Culturally and environmentally, it is correct to send some of that stream water back to the ocean… but all of it? Pioneer Mill closed in 1999; since then, there have been many legitimate start-up farmers in this referenced area. Most likely, they will not be able to exist without this water source. The ruling was immediate, with no reasonable time given for people to make adjustments.

But the scariest thing for all of us living or working on the West Side, farmers or not, is that now every one of those stream flow reservoirs – Kahoma, Wahikuli, Crater, Kaua’ula, Makila, Launiupoko, Olowalu Mauka and Makai, and Ukumehame – will be empty. Some of them are already. We are having one of the wettest years in recent memory. It’s so nice and green. However, come July, we all know what it’s going to look like with all that dry fuel and hot trade winds. The table is set for epic brush fires. Helicopters are the only means we have to fight those fires. There will be no reservoirs to pull from.

Any water to fight fires will have to be pulled from the ocean, in some cases flying miles to make one drop, not to mention dumping salt water on land that will not re-grow vegetation for years due to the now elevated salt content of the soil.

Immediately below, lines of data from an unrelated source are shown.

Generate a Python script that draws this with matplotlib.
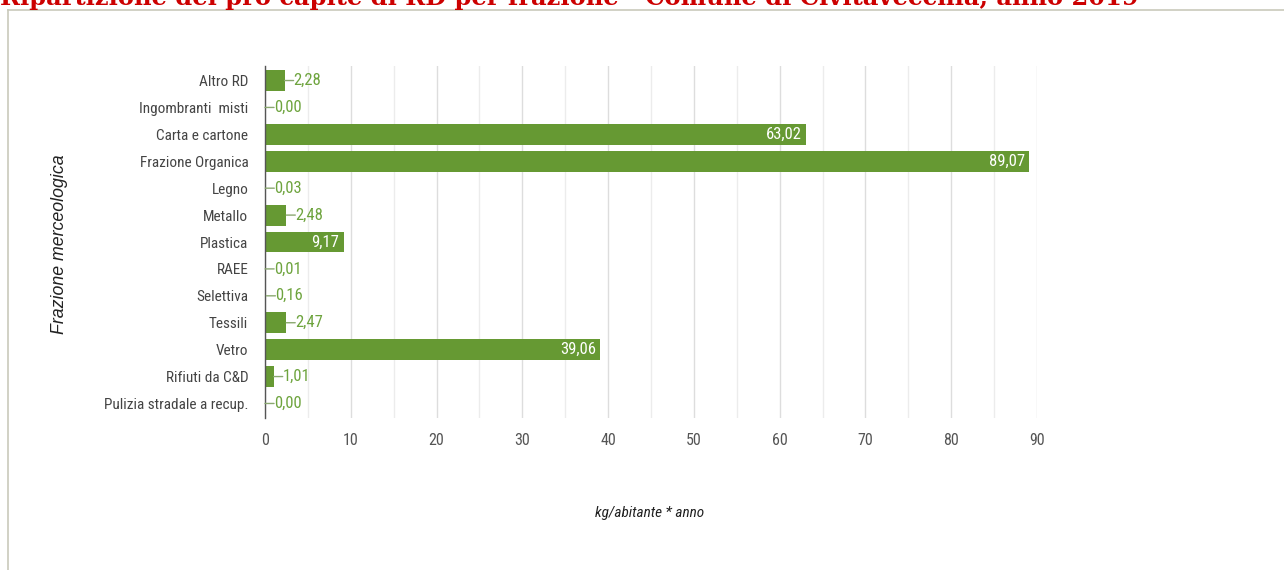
import matplotlib
matplotlib.use("Agg")
import matplotlib.pyplot as plt
from matplotlib import font_manager
from matplotlib.lines import Line2D
from matplotlib.ticker import MultipleLocator

categories = ["Altro RD", "Ingombranti  misti", "Carta e cartone", "Frazione Organica",
              "Legno", "Metallo", "Plastica", "RAEE", "Selettiva", "Tessili", "Vetro",
              "Rifiuti da C&D", "Pulizia stradale a recup."]
values = [2.28, 0.00, 63.02, 89.07, 0.03, 2.48, 9.17, 0.01, 0.16, 2.47, 39.06, 1.01, 0.00]
x_ticks = [0, 10, 20, 30, 40, 50, 60, 70, 80, 90]

title = "Ripartizione del pro capite di RD per frazione - Comune di Civitavecchia, anno 2019"
ylabel = "Frazione merceologica"
xlabel = "kg/abitante * anno"

avail = {f.name for f in font_manager.fontManager.ttflist}
narrow = [f for f in ["Roboto Condensed", "Liberation Sans Narrow", "Arial Narrow"] if f in avail]
fam = narrow + ["Liberation Sans", "DejaVu Sans"]

bar_color = "#669933"
label_green = "#6ea43e"

fig = plt.figure(figsize=(12.84, 5.70), dpi=100)
ax = fig.add_axes([265/1284, 1-418/570, 772/1284, (418-66)/570])

ypos = list(range(len(categories)))
ax.barh(ypos, values, height=0.78, color=bar_color, zorder=3)
ax.set_xlim(0, 90)
ax.set_ylim(12.54, -0.54)
ax.set_yticks(ypos)
ax.set_yticklabels(categories, fontfamily=fam, fontsize=11, color="#444444")
ax.set_xticks(x_ticks)
ax.set_xticklabels([str(t) for t in x_ticks], fontfamily=fam, fontsize=11.5, color="#555555")
ax.xaxis.set_minor_locator(MultipleLocator(5))
ax.tick_params(axis="both", length=0, which="both")
ax.tick_params(axis="y", pad=12)
ax.tick_params(axis="x", pad=11)
ax.grid(axis="x", which="major", color="#dddddd", linewidth=1, zorder=0)
ax.grid(axis="x", which="minor", color="#ececec", linewidth=1, zorder=0)
for s in ["top", "right", "bottom"]:
    ax.spines[s].set_visible(False)
ax.spines["left"].set_color("#555555")
ax.spines["left"].set_linewidth(1)
ax.spines["left"].set_zorder(4)

for y, v in zip(ypos, values):
    txt = f"{v:.2f}".replace(".", ",")
    if v > 5:
        ax.annotate(txt, xy=(v, y), xytext=(-3, 0), textcoords="offset points",
                    ha="right", va="center", color="white", fontsize=12,
                    fontfamily=fam, zorder=5)
    else:
        ax.annotate(txt, xy=(v, y), xytext=(6.5, 0), textcoords="offset points",
                    ha="left", va="center", color=label_green, fontsize=12,
                    fontfamily=fam, zorder=5,
                    arrowprops=dict(arrowstyle="-", color="#8aa870", lw=1,
                                    shrinkA=0, shrinkB=0, patchA=None,
                                    relpos=(0, 0.5)))

fig.text(59/1284, 1-244/570, ylabel, rotation=90, ha="center", va="center",
         fontsize=12.8, style="italic", color="#222222",
         fontfamily=["Liberation Sans", "DejaVu Sans"])

fig.text(650/1284, 1-513/570, xlabel, ha="center", va="center", fontsize=11,
         style="italic", color="#222222", fontfamily=fam)

# frame of the page
fig.add_artist(Line2D([8/1284, 8/1284], [0, 1-10/570], color="#c9c9bb", lw=1.2))
fig.add_artist(Line2D([8/1284, 1], [1-10/570, 1-10/570], color="#c9c9bb", lw=1.2))

# title (clipped at top of the image, as in the source)
fig.text(0/1284, 1-5/570, title, ha="left", va="baseline", fontsize=17.4,
         fontweight="bold", color="#cc0000", fontfamily=["DejaVu Serif"])

fig.savefig("out.png", dpi=100)
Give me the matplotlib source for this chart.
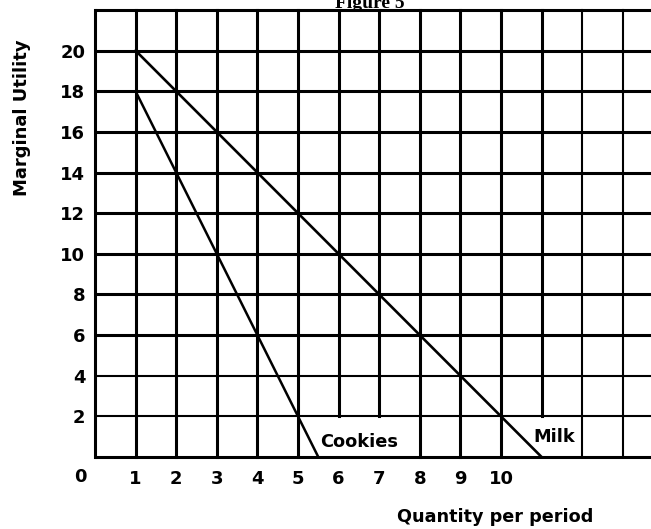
import matplotlib
matplotlib.use("Agg")
import matplotlib.pyplot as plt

# Data
milk_x = [1, 2, 3, 4, 5, 6, 7, 8, 9, 10, 11]
milk_y = [20, 18, 16, 14, 12, 10, 8, 6, 4, 2, 0]
cookies_x = [1, 2, 3, 4, 5, 5.5]
cookies_y = [18, 14, 10, 6, 2, 0]
x_ticks = [1, 2, 3, 4, 5, 6, 7, 8, 9, 10]
y_ticks = [2, 4, 6, 8, 10, 12, 14, 16, 18, 20]
grid_x = list(range(0, 14))
grid_y = list(range(0, 23, 2))
short_x = [6, 7, 11]      # vertical lines that stop at y=2 (labels)
thin_x = [12, 13]
thin_y = [2, 4]

W, H = 651, 529
fig = plt.figure(figsize=(W / 100, H / 100), dpi=100)
left, right_px, top_px, bottom_px = 95, 651, 10, 457
ax = fig.add_axes([left / W, (H - bottom_px) / H, (right_px - left) / W, (bottom_px - top_px) / H])
unit_x = 40.6
ax.set_xlim(0, (right_px - left) / unit_x)
ax.set_ylim(0, 22)
for s in ax.spines.values():
    s.set_visible(False)

thick, thin = 2.2, 1.5
for gx in grid_x:
    lw = thin if gx in thin_x else thick
    y0 = 2 if gx in short_x else 0
    ax.plot([gx, gx], [y0, 22], color='black', lw=lw, clip_on=False, solid_capstyle='projecting', zorder=1)
for gy in grid_y:
    lw = thin if gy in thin_y else thick
    ax.plot([0, ax.get_xlim()[1]], [gy, gy], color='black', lw=lw, clip_on=False, solid_capstyle='butt', zorder=1)

ax.plot(milk_x, milk_y, color='black', lw=1.9, zorder=2)
ax.plot(cookies_x, cookies_y, color='black', lw=1.8, zorder=2)

fs = 12.8
ax.text(5.54, 0.75, 'Cookies', fontsize=fs, fontweight='bold', ha='left', va='center', family='DejaVu Sans')
ax.text(10.79, 0.99, 'Milk', fontsize=fs, fontweight='bold', ha='left', va='center', family='DejaVu Sans')

ax.set_xticks(x_ticks)
ax.set_xticklabels([str(v) for v in x_ticks], fontsize=13, fontweight='bold')
ax.set_yticks(y_ticks)
ax.set_yticklabels([str(v) for v in y_ticks], fontsize=13, fontweight='bold')
ax.tick_params(axis='both', length=0)
ax.tick_params(axis='x', pad=9)
ax.tick_params(axis='y', pad=7)

fig.text(80 / W, 1 - 477 / H, '0', fontsize=13, fontweight='bold', ha='center', va='center')
fig.text(22 / W, 1 - 118 / H, 'Marginal Utility', fontsize=13, fontweight='bold', rotation=90, ha='center', va='center')
fig.text(495 / W, 1 - 517 / H, 'Quantity per period', fontsize=12.7, fontweight='bold', ha='center', va='center')
fig.text(370 / W, 1 - 8 / H, 'Figure 5', fontsize=14, fontweight='bold', family='Liberation Serif', ha='center', va='baseline')

fig.savefig('out.png', dpi=100)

Legally, helicopters are not allowed to carry their loaded water baskets over public roads; this means no matter how far from the highway the fire is, the highway will close.

You have to wonder if the CWRM considered any of this. The County of Maui has two water treatment plants pulling 100 percent of their water from diverted streams for domestic use here on the West Side. Will they have to shut down as well? Does any of this make sense?